A factor that Vonn, no stranger to crashing or returning from crashing, has an equanimity with, according to Gonzalez.
Pain.
“She truly does have a different relationship to pain,” Gonzalez said. “She feels and experiences it differently, and it doesn’t move the needle for her like it does you and I … she does it innately.”
Vonn has overcome injuries before. In her final event, the 2019 World Championships, before previously retiring, she said she skied with knee injuries. She took home bronze in Åre, Sweden, that year. She said she skied in recent days, though not at full speed, and felt stable.
Pain will be present, but only at the confluence of her physical capabilities.
“Thankfully, actually, all of my experience in my life has given me a lot of confidence in what my body can and cannot do,” she said. “I’ve been in this position before. I know how to handle it.

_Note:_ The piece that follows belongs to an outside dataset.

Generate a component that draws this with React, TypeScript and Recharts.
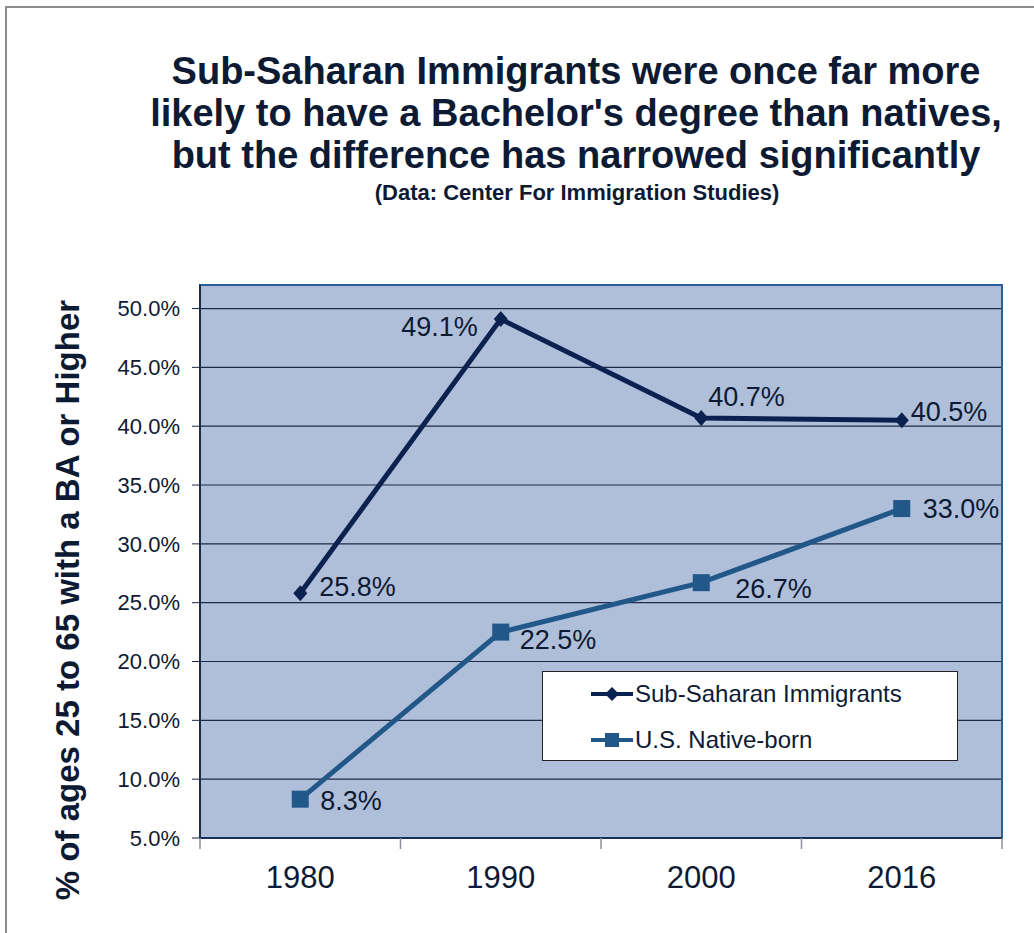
// education attainment chart: sub-saharan immigrants vs us native-born, redrawn with recharts
// the page sits at the top-left corner so pixel positions line up with the reference picture

import {
  LineChart,
  Line,
  XAxis,
  YAxis,
  CartesianGrid,
  ReferenceArea,
  LabelList,
} from "recharts";

// data lives up here so it's easy to swap out
const years = ["1980", "1990", "2000", "2016"];
const subSaharan = [25.8, 49.1, 40.7, 40.5];
const nativeBorn = [8.3, 22.5, 26.7, 33.0];
const yTicks = [5, 10, 15, 20, 25, 30, 35, 40, 45, 50];
const seriesNames = ["Sub-Saharan Immigrants", "U.S. Native-born"];

// numeric x so we can put tick marks between the categories like excel does
const rows = years.map((year, i) => ({
  x: i,
  year,
  ssa: subSaharan[i],
  usa: nativeBorn[i],
}));
const xTicks = [-0.5, 0, 0.5, 1, 1.5, 2, 2.5, 3, 3.5];

const W = 1034;
const H = 933;
const NAVY = "#0b2150";
const STEEL = "#22578a";
const TEXT = "#0d1a33";
const FONT = "'Liberation Sans', Arial, sans-serif";

// per-point label nudges (dx from marker to text start / end, dy for the text middle)
const ssaLabelPos = [
  { dx: 19, dy: -6, anchor: "start" },
  { dx: -23, dy: 8, anchor: "end" },
  { dx: 7, dy: -21, anchor: "start" },
  { dx: 9, dy: -8, anchor: "start" },
];
const usaLabelPos = [
  { dx: 20, dy: 2, anchor: "start" },
  { dx: 19, dy: 8, anchor: "start" },
  { dx: 34, dy: 6, anchor: "start" },
  { dx: 21, dy: 0, anchor: "start" },
];

function makeLabel(pos: { dx: number; dy: number; anchor: string }[]) {
  return (props: any) => {
    const { x, y, index, value } = props;
    const p = pos[index];
    return (
      <text
        x={x + p.dx}
        y={y + p.dy}
        textAnchor={p.anchor as any}
        dominantBaseline="central"
        fontSize={27}
        fontFamily={FONT}
        fill={TEXT}
      >
        {Number(value).toFixed(1) + "%"}
      </text>
    );
  };
}

function Diamond(props: any) {
  const { cx, cy } = props;
  if (cx == null || cy == null) return null;
  const r = 8;
  return (
    <path
      d={`M${cx},${cy - r}L${cx + r - 1},${cy}L${cx},${cy + r}L${cx - r + 1},${cy}Z`}
      fill={NAVY}
    />
  );
}

function Square(props: any) {
  const { cx, cy } = props;
  if (cx == null || cy == null) return null;
  return <rect x={cx - 8.5} y={cy - 8.5} width={17} height={17} fill={STEEL} />;
}

// integer ticks are the year labels, half ticks are the little marks between categories
function XTick(props: any) {
  const { x, y, payload } = props;
  const v = payload.value;
  if (Number.isInteger(v)) {
    return (
      <text
        x={x}
        y={y + 39}
        textAnchor="middle"
        dominantBaseline="central"
        fontSize={31}
        fontFamily={FONT}
        fill={TEXT}
      >
        {years[v]}
      </text>
    );
  }
  return <line x1={x} x2={x} y1={y} y2={y + 11} stroke="#8a8f99" strokeWidth={1.5} />;
}

function LegendBox() {
  return (
    <div
      style={{
        position: "absolute",
        left: 542,
        top: 671,
        width: 414,
        height: 88,
        background: "#fff",
        border: "1px solid #222",
        fontFamily: FONT,
        fontSize: 24,
        color: TEXT,
      }}
    >
      {seriesNames.map((name, i) => (
        <div
          key={name}
          style={{
            position: "absolute",
            left: 48,
            top: i === 0 ? 8 : 54,
            display: "flex",
            alignItems: "center",
            height: 28,
          }}
        >
          <svg width={42} height={20} style={{ marginRight: 2 }}>
            <line x1={0} x2={42} y1={10} y2={10} stroke={i === 0 ? NAVY : STEEL} strokeWidth={4} />
            {i === 0 ? (
              <path d="M21,3L28,10L21,17L14,10Z" fill={NAVY} />
            ) : (
              <rect x={14} y={3} width={14} height={14} fill={STEEL} />
            )}
          </svg>
          <span>{name}</span>
        </div>
      ))}
    </div>
  );
}

export default function App() {
  return (
    <div
      style={{
        position: "absolute",
        left: 0,
        top: 0,
        width: W,
        height: H,
        background: "#fff",
        overflow: "hidden",
      }}
    >
      {/* outer frame from the original slide, only top and left edges show */}
      <div
        style={{
          position: "absolute",
          left: 5,
          top: 6,
          width: W,
          height: H,
          borderTop: "2px solid #8c8c8c",
          borderLeft: "2px solid #8c8c8c",
        }}
      />

      <div
        style={{
          position: "absolute",
          left: 576,
          top: 50,
          transform: "translateX(-50%)",
          width: 940,
          textAlign: "center",
          fontFamily: FONT,
          fontWeight: 700,
          fontSize: 38,
          lineHeight: "42px",
          color: TEXT,
        }}
      >
        Sub-Saharan Immigrants were once far more
        <br />
        likely to have a Bachelor's degree than natives,
        <br />
        but the difference has narrowed significantly
      </div>
      <div
        style={{
          position: "absolute",
          left: 577,
          top: 180,
          transform: "translateX(-50%)",
          whiteSpace: "nowrap",
          fontFamily: FONT,
          fontWeight: 700,
          fontSize: 22,
          color: TEXT,
        }}
      >
        (Data: Center For Immigration Studies)
      </div>

      <div
        style={{
          position: "absolute",
          left: 68,
          top: 600,
          transform: "translate(-50%, -50%) rotate(-90deg)",
          whiteSpace: "nowrap",
          fontFamily: FONT,
          fontWeight: 700,
          fontSize: 33,
          color: TEXT,
        }}
      >
        % of ages 25 to 65 with a BA or Higher
      </div>

      <div style={{ position: "absolute", left: 0, top: 0 }}>
        <LineChart
          width={W}
          height={H}
          data={rows}
          margin={{ top: 285, right: 32, bottom: 0, left: 100 }}
        >
          <CartesianGrid
            vertical={false}
            fill="#b0bfd9"
            stroke="#1e2a45"
            strokeWidth={1.2}
            fillOpacity={1}
          />
          <ReferenceArea
            x1={-0.5}
            x2={3.5}
            y1={5}
            y2={52}
            fill="none"
            stroke="#2a5f93"
            strokeWidth={2}
            ifOverflow="visible"
          />
          <XAxis
            dataKey="x"
            type="number"
            domain={[-0.5, 3.5]}
            ticks={xTicks}
            interval={0}
            height={95}
            tickLine={false}
            tickSize={0}
            tickMargin={0}
            axisLine={{ stroke: "#16305a", strokeWidth: 2 }}
            tick={<XTick />}
          />
          <YAxis
            width={100}
            domain={[5, 52]}
            ticks={yTicks}
            interval={0}
            tickFormatter={(v: number) => v.toFixed(1) + "%"}
            tick={{ fontSize: 22, fill: TEXT, fontFamily: FONT }}
            tickSize={8}
            tickMargin={12}
            tickLine={{ stroke: "#1e2a45" }}
            axisLine={{ stroke: "#1e2a45", strokeWidth: 2 }}
          />
          <Line
            dataKey="ssa"
            stroke={NAVY}
            strokeWidth={5}
            dot={<Diamond />}
            activeDot={false}
            isAnimationActive={false}
          >
            <LabelList dataKey="ssa" content={makeLabel(ssaLabelPos)} />
          </Line>
          <Line
            dataKey="usa"
            stroke={STEEL}
            strokeWidth={5}
            dot={<Square />}
            activeDot={false}
            isAnimationActive={false}
          >
            <LabelList dataKey="usa" content={makeLabel(usaLabelPos)} />
          </Line>
        </LineChart>
      </div>

      <LegendBox />
    </div>
  );
}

Even though I don’t want to be in this position, I know how to handle it.”
The 2010 AP Female Athlete of the Year, Vonn, has already established a legacy.
It’s possible she can successfully compete on her injured ACL and can postpone further recovery until after she’s reached the bottom of the Olympia delle Tofane in the Dolomite Mountains of Italy.
She also runs the risk of further re-injury to her ACL and everything around it.
When speaking about Vonn, Gonzalez evoked an age-old adage from basketball legend Michael Jordan:
“Limits, like fears, are often just an illusion.”
This isn’t about exclusive golden jewelry, but only to prove that if she can endure, then others can as well.
“She wants to be the living example of proof of (Jordan’s quote),” Gonzalez said. “In a world where there’s no need to step on the stage, especially if they’re not at their best, saying, ‘…Let the chips fall where they may. I’ve made it this far. Guess what? I’m rehabbing one way or another.’”
On Sunday, Vonn will start high on the mountain, already fractured. The world will wait to see if she reaches the bottom whole.
Or, at least, as whole as she started.
She’s determined to reach the finish line, regardless.